As the years passed, there were minor alterations in the content and structure of the degree. One course was specifically devoted to “Mathematical Methods”, and this attracted many students from other disciplines. However, the number of students studying serious mathematics remained small, even after Mathematics and Economics became a “special subject” in the BSc (Econ) degree. The lack of progress was due mainly to LSE’s traditional approach to internal organisation. This is exemplified by John Bell’s letter of appointment (1968), which did not mention a department, or give any hint as to his duties or to whom he was responsible. Gradually the need for some structure became clear, and the mathematicians became part of a Department of Statistical and Mathematical Sciences (SAMS). In due course SAMS had five “sub-departments”, each led by an unfortunate individual with the title of “sub-convener”. The BSc (Econ) still played a major part in the life of the School, although several departments had established course-unit degrees, similar to the BSc in Mathematical Sciences.
By 1986/7 changes were afoot. In twenty years the mathematics group had been granted only one new half-post in addition to the original complement of six.
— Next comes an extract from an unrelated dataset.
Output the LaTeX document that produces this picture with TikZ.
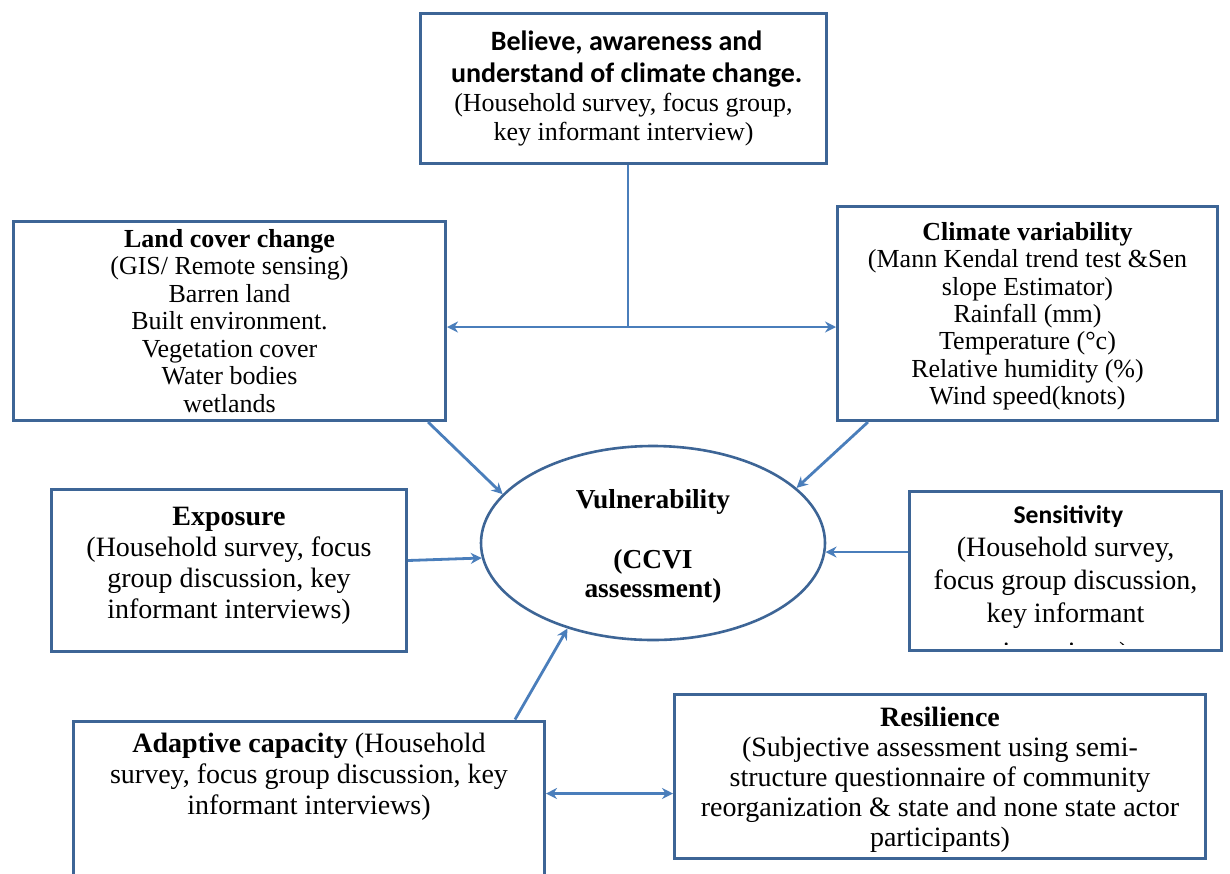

Binmore was increasingly moving towards Economics, where he had established an international reputation for his work on Game Theory, and he wished to make his position a fact. John Bell was leaning more towards Philosophy and Haya Freedman was close to retirement. The outcome might have been disastrous for mathematics, but fortunately a Review Group in 1987 recommended that the core group of mathematicians should be maintained. As a result the School decided to appoint a new professor of mathematics, and made a commitment to replace Bell and Freedman. The first step was implemented by the appointment in 1988 of Norman Biggs. In accordance with the School’s traditions, his qualifications did not include any specific knowledge of economics or social science.